O Patriot é um dos sistemas de defesa antiaérea mais avançados do mundo, mas isso também o torna mais complexo de operar. De acordo com os analistas ouvidos pelo Expresso, serão necessários entre 80 a 90 soldados para a tarefa, e o treino padrão requerido para trabalhar com os lançadores demora vários meses. Já o curso de reparação é de 53 semanas. Kelly Grieco salienta que a Ucrânia se mostrou capaz no domínio rápido da tecnologia ocidental avançada, mas deverá não apressar esse treino por dois motivos: “Cada bateria Patriot - incluindo mísseis - custa cerca de mil milhões de dólares, portanto não é um sistema dispensável. A Ucrânia terá de protegê-la dos ataques russos. Os EUA também não têm muitos desses sistemas disponíveis para envio; a substituição seria um desafio.” Parte da chave para o sucesso da defesa antiaérea da Ucrânia nesta guerra tem sido a “sua capacidade de mover rápida e agilmente os sistemas terrestres”, fundamenta Kelly Grieco. “A Ucrânia usou táticas de disparar e fugir. Os defensores aéreos ucranianos disparam os seus mísseis contra um míssil ou aeronave russa que se aproxima, desligam rapidamente o radar, fazem as malas e saem rapidamente da área. No momento em que os russos são capazes de responder com um ataque, os ucranianos geralmente já foram embora.” Ora, essa mobilidade também será crítica para a sobrevivência do sistema Patriot, segundo a analista. “Com o Patriot a usar lançadores maiores, uma tripulação maior - de 90 pessoas - e vários camiões, os ucranianos terão de praticar muito essas táticas de disparar e fugir.”

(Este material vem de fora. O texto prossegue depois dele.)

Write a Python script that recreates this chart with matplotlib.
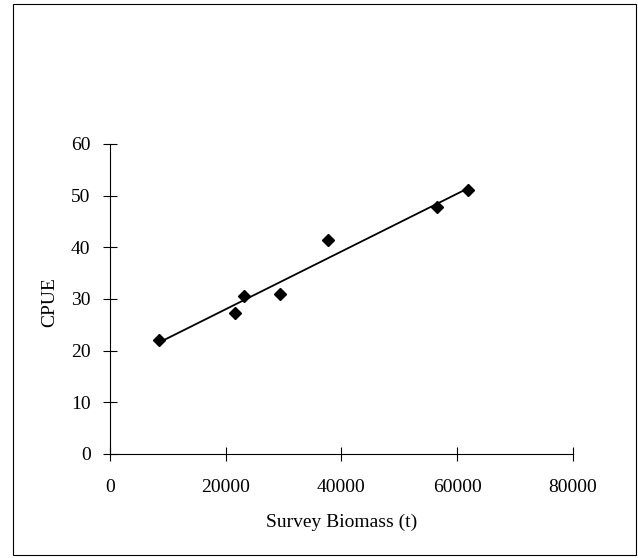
import numpy as np
import matplotlib
matplotlib.use('Agg')
import matplotlib.pyplot as plt
from matplotlib.patches import Rectangle

plt.rcParams['font.family'] = 'Liberation Serif'

# survey biomass (t) and CPUE
biomass = [8400, 21600, 23200, 29300, 37600, 56500, 61900]
cpue = [22.0, 27.3, 30.6, 30.9, 41.5, 47.8, 51.1]

xticks = [0, 20000, 40000, 60000, 80000]
yticks = [0, 10, 20, 30, 40, 50, 60]

fig = plt.figure(figsize=(6.38, 5.58), dpi=100)
ax = fig.add_axes([0.1724, 0.1864, 0.7257, 0.5556])

# linear trend line over the data range
b, a = np.polyfit(biomass, cpue, 1)
xs = np.array([min(biomass), max(biomass)])
ax.plot(xs, a + b * xs, color='black', lw=1.3)
ax.plot(biomass, cpue, 'D', color='black', ms=6)

ax.set_xlim(0, 80000)
ax.set_ylim(0, 60)
ax.set_xticks(xticks)
ax.set_yticks(yticks)
ax.tick_params(direction='inout', length=10, width=0.8, labelsize=14)
ax.tick_params(axis='x', pad=13)
ax.tick_params(axis='y', pad=9)
for s in ['top', 'right']:
    ax.spines[s].set_visible(False)
for s in ['left', 'bottom']:
    ax.spines[s].set_linewidth(0.8)

ax.set_xlabel('Survey Biomass (t)', fontsize=14, va='center')
ax.set_ylabel('CPUE', fontsize=14, va='center')
ax.xaxis.set_label_coords(0.5, -0.219)
ax.yaxis.set_label_coords(-0.13, 0.49)

# outer frame
fig.patches.append(Rectangle((13/638, 3/558), 623/638, 551/558, transform=fig.transFigure,
                             fill=False, edgecolor='black', lw=0.8))

fig.savefig('out.png', dpi=100)
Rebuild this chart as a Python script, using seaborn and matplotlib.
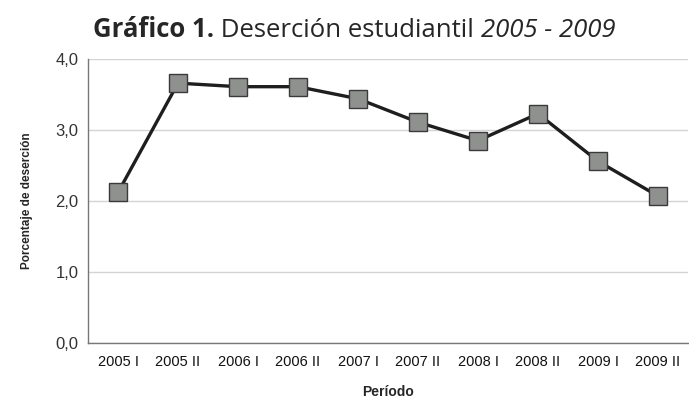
import matplotlib
matplotlib.use('Agg')
import matplotlib.pyplot as plt
import matplotlib.ticker as mticker
import seaborn as sns
import pandas as pd
import numpy as np

periodos = ['2005 I', '2005 II', '2006 I', '2006 II', '2007 I',
            '2007 II', '2008 I', '2008 II', '2009 I', '2009 II']
desercion = [2.12, 3.66, 3.61, 3.61, 3.44, 3.11, 2.85, 3.23, 2.56, 2.07]

df = pd.DataFrame({'Periodo': periodos, 'Desercion': desercion})

sns.set_style('white')
plt.rcParams['font.family'] = ['Liberation Sans', 'DejaVu Sans']

fig = plt.figure(figsize=(6.89, 4.03), dpi=100)
ax = fig.add_axes([88 / 689, 1 - 343 / 403, 600 / 689, 284 / 403])

sns.lineplot(data=df, x='Periodo', y='Desercion', ax=ax, sort=False,
             color='#1e1e1e', linewidth=2.4, marker='s', markersize=13,
             markerfacecolor='#8f918f', markeredgecolor='#3a3a3a',
             markeredgewidth=1.0)

ax.set_xlim(-0.5, len(periodos) - 0.5)
ax.set_ylim(0, 4)
ax.set_yticks([0, 1, 2, 3, 4])
ax.yaxis.set_major_formatter(mticker.FuncFormatter(lambda v, p: f'{v:.1f}'.replace('.', ',')))
ax.grid(axis='y', color='#d4d4d4', linewidth=1.0)
ax.set_axisbelow(True)

# tick marks between categories
ax.set_xticks(np.arange(-0.5, len(periodos), 1.0), minor=True)
ax.tick_params(axis='x', which='major', length=0, pad=9, labelsize=10.5, labelcolor='#111111')
ax.tick_params(axis='x', which='minor', length=4, direction='inout', color='#777777')
ax.tick_params(axis='y', length=4, direction='out', color='#777777', labelsize=12,
               labelcolor='#333333', pad=3)

for s in ['top', 'right']:
    ax.spines[s].set_visible(False)
for s in ['left', 'bottom']:
    ax.spines[s].set_color('#777777')
    ax.spines[s].set_linewidth(1.0)

ax.set_xlabel('Período', fontsize=10, fontweight='bold', labelpad=11)
ax.set_ylabel('Porcentaje de deserción', fontsize=8.5, fontweight='bold', labelpad=16)

# title in three styles
tfam = ['Open Sans', 'DejaVu Sans']
fig.canvas.draw()
r = fig.canvas.get_renderer()
x0, y0 = 93 / 689, 1 - 37 / 403
t1 = fig.text(x0, y0, 'Gráfico 1.', fontsize=18.5, fontweight='bold', family=tfam)
w = t1.get_window_extent(r).width / fig.bbox.width
t2 = fig.text(x0 + w, y0, ' Deserción estudiantil ', fontsize=18.5, family=tfam)
w2 = t2.get_window_extent(r).width / fig.bbox.width
fig.text(x0 + w + w2, y0, '2005 - 2009', fontsize=18.5, style='italic', family=tfam)

fig.savefig('out.png', dpi=100)
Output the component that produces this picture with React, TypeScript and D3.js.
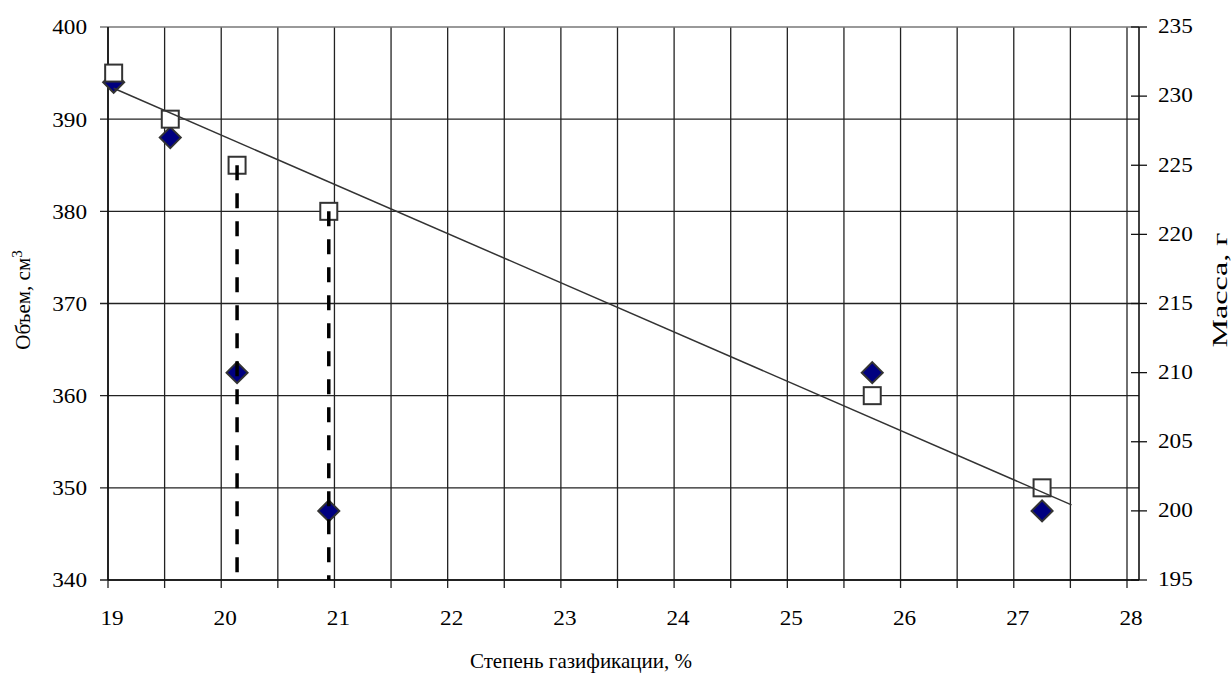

O outro grande desafio logístico é a falta de mísseis de reposição. O sistema geralmente vem fornecido com oito mísseis, mas os ucranianos podem esgotar rapidamente essa quantidade inicial, alerta Kelly Grieco. “Apenas algumas centenas desses mísseis são produzidos todos os anos, e a capacidade de aumentar a produção simplesmente não existe neste momento.” Por isso, a Ucrânia enfrentará algumas escolhas difíceis: terá de ponderar como usará o sistema Patriot para as suas defesas antiaéreas. “Por exemplo, usar um míssil Patriot de mais de três milhões de dólares para abater um drone iraniano de 20 mil unidades não seria um uso eficiente ou eficaz desse sistema”, reflete Kelly Grieco.
Mark Cancian também tenta manter expectativas realistas quanto ao impacto dos Patriot na guerra. As dificuldades logísticas são um fator que não pode ser ignorado, argumenta. “O sistema não colocará uma bolha à volta de toda a Ucrânia, apenas aumentará a defesa aérea de uma única cidade. Como os mísseis Patriot custam milhões de dólares, devem ser usados criteriosamente. Envolver aeronaves e mísseis de cruzeiro faz sentido. Envolver mísseis de cruzeiro pode valer a pena se o alvo for altamente sensível. No entanto, não faz sentido usar um míssil de milhões para atacar um drone ucraniano de 50 mil dólares. Por isso, o Patriot pode não travar muitos ataques.”
O analista militar Harry Halem contrapõe, no entanto, que os EUA e a NATO podem sustentar os Patriot com muito mais eficácia do que os equipamentos soviéticos mais antigos. “A ‘pegada logística’ dos PAC-3 Patriot não é proibitiva. Não se sabe para onde os EUA vão enviar PAC-2s ou PAC-3s, mas ambos serão razoavelmente eficazes.”
Um novo sinal de esperança num inverno frio e escuro
Os ataques com mísseis e drones russos contra a infraestrutura de energia ucraniana são uma crise humanitária, que merece uma resposta que seja um “sinal para o povo ucraniano de que Washington continua a apoiá-los durante um inverno frio e escuro”, defende Kelly Grieco.
Mark Cancian atribui ao anúncio um significado simbólico de relevo. “É importante politicamente e útil militarmente, mas não vira o jogo. É importante politicamente, porque mostra a estreita relação entre os EUA e a Ucrânia e reafirma ao povo ucraniano que ambos os governos estão a fazer todos os possíveis para protegê-los de ataques aéreos.”
“Nem o Patriot, nem qualquer outro sistema de armas, exceto, talvez, as armas nucleares, será o verdadeiro divisor de águas na guerra”, assevera Raphael S. Cohen. Nada surgirá para os ucranianos - ou para os russos - como uma bala de prata, frisam os analistas. Segundo Kelly Grieco, é necessário ver além das capacidades do equipamento militar no terreno. “No Ocidente, somos tecnólogos. Gostamos de pensar que a nova tecnologia virará o jogo. A verdade, pelo menos na guerra, é que nenhuma nova tecnologia ou sistema de armas tem o poder de mudar o rumo de uma guerra. A introdução de armas atómicas é talvez a exceção. O fraco desempenho da Rússia na Ucrânia também não pode ser reparado por uma bala de prata tecnológica. Não é uma solução para comandantes fracos, treino insuficiente, logística problemática e baixos níveis de motivação.”